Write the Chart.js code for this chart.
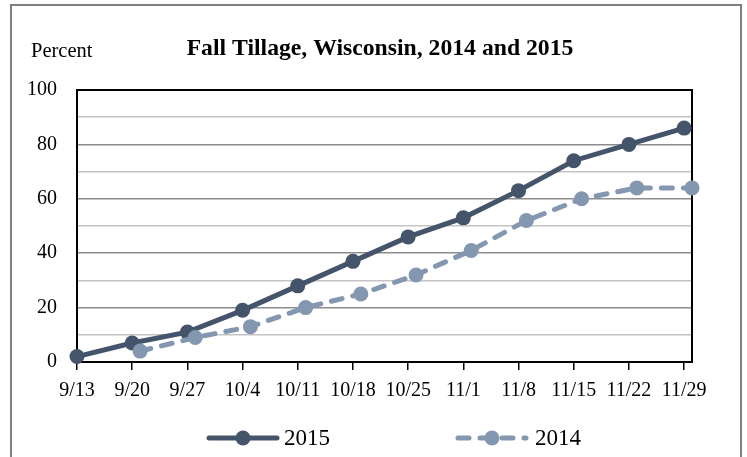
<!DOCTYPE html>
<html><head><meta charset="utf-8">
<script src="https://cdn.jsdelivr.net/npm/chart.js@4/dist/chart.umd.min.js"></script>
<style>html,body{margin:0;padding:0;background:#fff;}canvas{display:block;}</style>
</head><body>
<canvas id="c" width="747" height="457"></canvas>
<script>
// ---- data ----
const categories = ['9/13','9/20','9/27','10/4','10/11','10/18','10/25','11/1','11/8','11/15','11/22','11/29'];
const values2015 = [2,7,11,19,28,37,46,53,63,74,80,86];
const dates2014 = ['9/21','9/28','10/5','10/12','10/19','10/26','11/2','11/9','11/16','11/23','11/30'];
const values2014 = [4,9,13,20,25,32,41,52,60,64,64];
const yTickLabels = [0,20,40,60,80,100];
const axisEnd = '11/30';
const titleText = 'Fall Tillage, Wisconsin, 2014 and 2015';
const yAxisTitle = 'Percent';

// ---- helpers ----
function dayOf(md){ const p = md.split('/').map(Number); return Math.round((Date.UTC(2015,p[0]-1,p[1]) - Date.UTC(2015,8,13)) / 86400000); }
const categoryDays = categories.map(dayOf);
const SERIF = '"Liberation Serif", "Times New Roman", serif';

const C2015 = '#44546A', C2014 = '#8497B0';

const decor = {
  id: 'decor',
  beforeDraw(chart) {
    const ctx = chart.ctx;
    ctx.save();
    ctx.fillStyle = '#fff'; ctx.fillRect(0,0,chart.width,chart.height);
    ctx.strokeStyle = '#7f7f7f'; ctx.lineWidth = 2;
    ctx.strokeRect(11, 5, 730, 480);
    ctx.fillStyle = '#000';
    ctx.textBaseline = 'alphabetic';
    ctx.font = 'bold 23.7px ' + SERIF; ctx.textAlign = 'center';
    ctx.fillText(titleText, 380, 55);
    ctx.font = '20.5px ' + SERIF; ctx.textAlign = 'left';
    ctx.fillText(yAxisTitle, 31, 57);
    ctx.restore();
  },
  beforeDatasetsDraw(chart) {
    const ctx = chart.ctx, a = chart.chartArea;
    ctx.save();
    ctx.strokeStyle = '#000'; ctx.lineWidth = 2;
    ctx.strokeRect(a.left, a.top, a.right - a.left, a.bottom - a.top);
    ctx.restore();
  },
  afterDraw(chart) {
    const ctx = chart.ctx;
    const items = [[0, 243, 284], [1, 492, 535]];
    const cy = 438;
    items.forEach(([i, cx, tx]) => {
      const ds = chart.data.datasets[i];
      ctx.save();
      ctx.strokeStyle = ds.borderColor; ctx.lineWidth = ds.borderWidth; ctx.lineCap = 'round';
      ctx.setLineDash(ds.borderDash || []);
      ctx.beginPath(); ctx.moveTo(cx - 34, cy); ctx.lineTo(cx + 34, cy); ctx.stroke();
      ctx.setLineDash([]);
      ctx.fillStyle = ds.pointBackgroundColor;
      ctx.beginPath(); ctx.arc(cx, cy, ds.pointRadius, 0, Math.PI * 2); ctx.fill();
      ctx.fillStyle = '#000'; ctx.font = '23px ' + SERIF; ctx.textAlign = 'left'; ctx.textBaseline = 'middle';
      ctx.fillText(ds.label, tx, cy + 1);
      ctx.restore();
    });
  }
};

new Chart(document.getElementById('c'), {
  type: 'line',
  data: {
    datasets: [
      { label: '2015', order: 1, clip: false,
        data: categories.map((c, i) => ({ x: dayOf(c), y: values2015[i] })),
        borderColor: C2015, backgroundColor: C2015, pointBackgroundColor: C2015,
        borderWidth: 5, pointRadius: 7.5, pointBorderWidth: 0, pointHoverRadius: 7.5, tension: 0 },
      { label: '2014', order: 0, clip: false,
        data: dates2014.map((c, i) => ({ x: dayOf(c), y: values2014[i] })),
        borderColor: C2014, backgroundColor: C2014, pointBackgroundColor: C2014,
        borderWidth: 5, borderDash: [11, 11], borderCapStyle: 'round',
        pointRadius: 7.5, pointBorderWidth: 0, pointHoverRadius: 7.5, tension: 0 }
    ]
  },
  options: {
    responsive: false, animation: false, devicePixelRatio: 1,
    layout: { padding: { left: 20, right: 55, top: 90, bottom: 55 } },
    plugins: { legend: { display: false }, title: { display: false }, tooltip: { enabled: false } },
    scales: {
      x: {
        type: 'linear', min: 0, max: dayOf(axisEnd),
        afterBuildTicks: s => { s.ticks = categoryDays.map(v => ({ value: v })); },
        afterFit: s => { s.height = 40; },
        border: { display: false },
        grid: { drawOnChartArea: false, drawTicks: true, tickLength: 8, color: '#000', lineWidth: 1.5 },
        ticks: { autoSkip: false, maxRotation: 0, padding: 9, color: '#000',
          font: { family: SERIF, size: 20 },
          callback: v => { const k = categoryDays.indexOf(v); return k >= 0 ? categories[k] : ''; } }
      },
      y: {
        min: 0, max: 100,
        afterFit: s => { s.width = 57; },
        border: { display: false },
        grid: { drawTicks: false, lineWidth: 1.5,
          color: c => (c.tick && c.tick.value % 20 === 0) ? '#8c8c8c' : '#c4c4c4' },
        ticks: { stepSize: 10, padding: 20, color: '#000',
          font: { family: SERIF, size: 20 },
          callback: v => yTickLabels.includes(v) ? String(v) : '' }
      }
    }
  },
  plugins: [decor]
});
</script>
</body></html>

---

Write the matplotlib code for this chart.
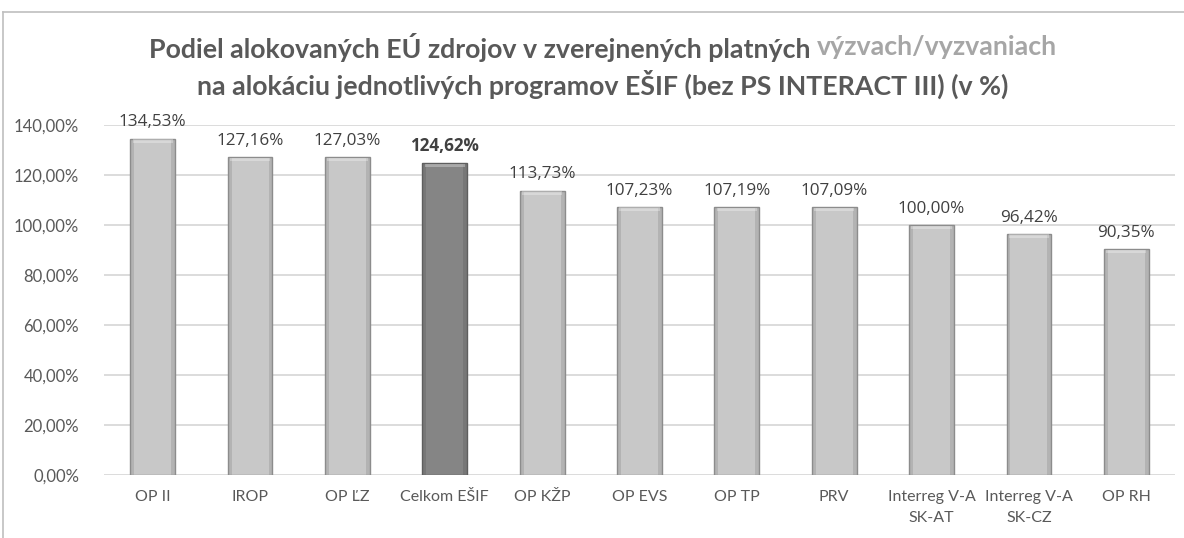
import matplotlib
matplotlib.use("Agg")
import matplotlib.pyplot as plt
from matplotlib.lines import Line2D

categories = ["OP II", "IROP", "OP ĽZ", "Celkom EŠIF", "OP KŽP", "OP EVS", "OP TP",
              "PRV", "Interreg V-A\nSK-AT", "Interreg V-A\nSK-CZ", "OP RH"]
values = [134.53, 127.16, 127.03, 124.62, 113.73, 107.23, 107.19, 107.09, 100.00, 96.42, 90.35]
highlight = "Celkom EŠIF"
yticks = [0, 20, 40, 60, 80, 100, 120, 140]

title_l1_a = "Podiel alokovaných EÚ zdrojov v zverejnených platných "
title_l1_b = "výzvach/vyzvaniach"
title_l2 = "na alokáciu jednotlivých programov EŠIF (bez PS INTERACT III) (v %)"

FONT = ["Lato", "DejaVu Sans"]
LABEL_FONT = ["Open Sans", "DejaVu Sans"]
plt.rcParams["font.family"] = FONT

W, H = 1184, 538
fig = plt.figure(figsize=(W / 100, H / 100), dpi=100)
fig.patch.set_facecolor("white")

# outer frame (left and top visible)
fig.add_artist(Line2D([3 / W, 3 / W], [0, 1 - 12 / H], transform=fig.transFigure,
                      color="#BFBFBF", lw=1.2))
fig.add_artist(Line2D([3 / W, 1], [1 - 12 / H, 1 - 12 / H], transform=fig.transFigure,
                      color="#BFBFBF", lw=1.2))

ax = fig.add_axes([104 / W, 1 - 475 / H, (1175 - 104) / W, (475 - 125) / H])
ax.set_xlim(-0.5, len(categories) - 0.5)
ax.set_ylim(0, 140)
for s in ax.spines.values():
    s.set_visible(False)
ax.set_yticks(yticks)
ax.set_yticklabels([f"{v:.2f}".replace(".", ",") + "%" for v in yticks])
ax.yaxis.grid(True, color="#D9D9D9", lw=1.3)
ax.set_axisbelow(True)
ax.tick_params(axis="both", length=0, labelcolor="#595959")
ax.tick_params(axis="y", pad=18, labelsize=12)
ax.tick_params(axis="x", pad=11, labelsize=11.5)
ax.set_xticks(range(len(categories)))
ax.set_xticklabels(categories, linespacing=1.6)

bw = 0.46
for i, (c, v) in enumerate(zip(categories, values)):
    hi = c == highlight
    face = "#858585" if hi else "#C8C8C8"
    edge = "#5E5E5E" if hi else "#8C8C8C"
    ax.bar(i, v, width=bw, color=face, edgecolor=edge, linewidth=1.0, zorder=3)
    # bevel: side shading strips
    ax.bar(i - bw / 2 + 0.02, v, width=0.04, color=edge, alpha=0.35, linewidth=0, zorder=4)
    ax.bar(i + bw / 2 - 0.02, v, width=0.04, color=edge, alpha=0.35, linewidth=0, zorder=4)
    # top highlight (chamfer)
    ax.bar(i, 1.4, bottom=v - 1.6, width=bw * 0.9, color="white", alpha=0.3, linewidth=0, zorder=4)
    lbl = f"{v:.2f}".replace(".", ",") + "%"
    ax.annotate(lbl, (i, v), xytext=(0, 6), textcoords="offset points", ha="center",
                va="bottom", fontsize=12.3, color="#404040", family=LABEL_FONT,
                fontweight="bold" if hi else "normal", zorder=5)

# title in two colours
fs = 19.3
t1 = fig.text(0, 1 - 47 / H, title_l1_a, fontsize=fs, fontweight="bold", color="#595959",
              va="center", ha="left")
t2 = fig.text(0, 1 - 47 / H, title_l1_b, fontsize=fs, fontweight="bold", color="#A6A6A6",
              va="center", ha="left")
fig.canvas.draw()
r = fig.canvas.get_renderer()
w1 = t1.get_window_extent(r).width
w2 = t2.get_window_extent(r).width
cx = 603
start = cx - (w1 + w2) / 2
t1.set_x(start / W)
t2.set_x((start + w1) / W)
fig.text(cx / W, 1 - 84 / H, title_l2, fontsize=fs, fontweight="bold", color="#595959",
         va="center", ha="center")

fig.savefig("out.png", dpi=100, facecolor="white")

...

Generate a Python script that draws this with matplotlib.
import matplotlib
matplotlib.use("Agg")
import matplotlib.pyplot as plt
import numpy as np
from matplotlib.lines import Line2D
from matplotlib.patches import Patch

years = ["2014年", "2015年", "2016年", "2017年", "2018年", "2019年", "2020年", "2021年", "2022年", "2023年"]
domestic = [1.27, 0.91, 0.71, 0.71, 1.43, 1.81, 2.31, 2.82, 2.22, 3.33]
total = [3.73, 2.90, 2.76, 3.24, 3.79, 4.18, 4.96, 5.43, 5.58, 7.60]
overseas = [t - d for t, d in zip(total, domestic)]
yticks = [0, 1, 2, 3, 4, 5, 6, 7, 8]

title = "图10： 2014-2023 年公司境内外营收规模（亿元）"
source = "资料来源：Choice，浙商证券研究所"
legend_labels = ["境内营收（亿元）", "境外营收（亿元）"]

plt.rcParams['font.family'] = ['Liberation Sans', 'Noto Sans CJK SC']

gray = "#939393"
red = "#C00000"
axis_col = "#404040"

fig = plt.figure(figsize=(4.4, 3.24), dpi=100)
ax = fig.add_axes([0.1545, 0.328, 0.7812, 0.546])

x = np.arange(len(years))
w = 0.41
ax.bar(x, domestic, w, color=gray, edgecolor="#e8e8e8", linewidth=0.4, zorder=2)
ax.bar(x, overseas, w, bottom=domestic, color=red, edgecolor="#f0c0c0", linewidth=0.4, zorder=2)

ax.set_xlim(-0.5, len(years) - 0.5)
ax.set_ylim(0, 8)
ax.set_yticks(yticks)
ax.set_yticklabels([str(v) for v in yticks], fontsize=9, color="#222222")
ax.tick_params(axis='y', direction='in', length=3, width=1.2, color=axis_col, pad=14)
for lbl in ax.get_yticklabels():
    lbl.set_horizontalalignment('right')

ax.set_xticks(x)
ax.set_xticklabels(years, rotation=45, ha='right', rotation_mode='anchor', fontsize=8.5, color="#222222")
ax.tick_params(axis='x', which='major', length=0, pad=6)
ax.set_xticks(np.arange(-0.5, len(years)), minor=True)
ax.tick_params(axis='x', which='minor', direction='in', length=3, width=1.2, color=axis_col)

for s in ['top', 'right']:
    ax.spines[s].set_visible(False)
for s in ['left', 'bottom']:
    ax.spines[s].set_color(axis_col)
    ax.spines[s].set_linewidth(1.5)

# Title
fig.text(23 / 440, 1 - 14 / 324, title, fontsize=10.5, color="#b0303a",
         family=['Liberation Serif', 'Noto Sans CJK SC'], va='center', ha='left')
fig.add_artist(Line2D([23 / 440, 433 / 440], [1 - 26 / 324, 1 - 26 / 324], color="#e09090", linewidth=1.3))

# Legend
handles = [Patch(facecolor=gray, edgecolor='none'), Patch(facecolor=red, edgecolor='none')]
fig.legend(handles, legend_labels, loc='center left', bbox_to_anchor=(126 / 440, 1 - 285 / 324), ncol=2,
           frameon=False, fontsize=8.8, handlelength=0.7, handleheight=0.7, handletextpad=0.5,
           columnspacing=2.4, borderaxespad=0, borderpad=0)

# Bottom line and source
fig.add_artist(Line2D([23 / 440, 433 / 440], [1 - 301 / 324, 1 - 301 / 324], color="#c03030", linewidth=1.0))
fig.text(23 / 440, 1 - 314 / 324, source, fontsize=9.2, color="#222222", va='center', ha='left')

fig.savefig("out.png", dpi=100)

## What the task asks
In the listing above, find the line with "Write the Chart.js code for this chart." and the line with "const C2015 = '#44546A', C2014 = '#8497B0';". Set down exactly those lines and everything between them, skipping pictures.

## Response below
Write the Chart.js code for this chart.
<!DOCTYPE html>
<html><head><meta charset="utf-8">
<script src="https://cdn.jsdelivr.net/npm/chart.js@4/dist/chart.umd.min.js"></script>
<style>html,body{margin:0;padding:0;background:#fff;}canvas{display:block;}</style>
</head><body>
<canvas id="c" width="747" height="457"></canvas>
<script>
// ---- data ----
const categories = ['9/13','9/20','9/27','10/4','10/11','10/18','10/25','11/1','11/8','11/15','11/22','11/29'];
const values2015 = [2,7,11,19,28,37,46,53,63,74,80,86];
const dates2014 = ['9/21','9/28','10/5','10/12','10/19','10/26','11/2','11/9','11/16','11/23','11/30'];
const values2014 = [4,9,13,20,25,32,41,52,60,64,64];
const yTickLabels = [0,20,40,60,80,100];
const axisEnd = '11/30';
const titleText = 'Fall Tillage, Wisconsin, 2014 and 2015';
const yAxisTitle = 'Percent';

// ---- helpers ----
function dayOf(md){ const p = md.split('/').map(Number); return Math.round((Date.UTC(2015,p[0]-1,p[1]) - Date.UTC(2015,8,13)) / 86400000); }
const categoryDays = categories.map(dayOf);
const SERIF = '"Liberation Serif", "Times New Roman", serif';

const C2015 = '#44546A', C2014 = '#8497B0';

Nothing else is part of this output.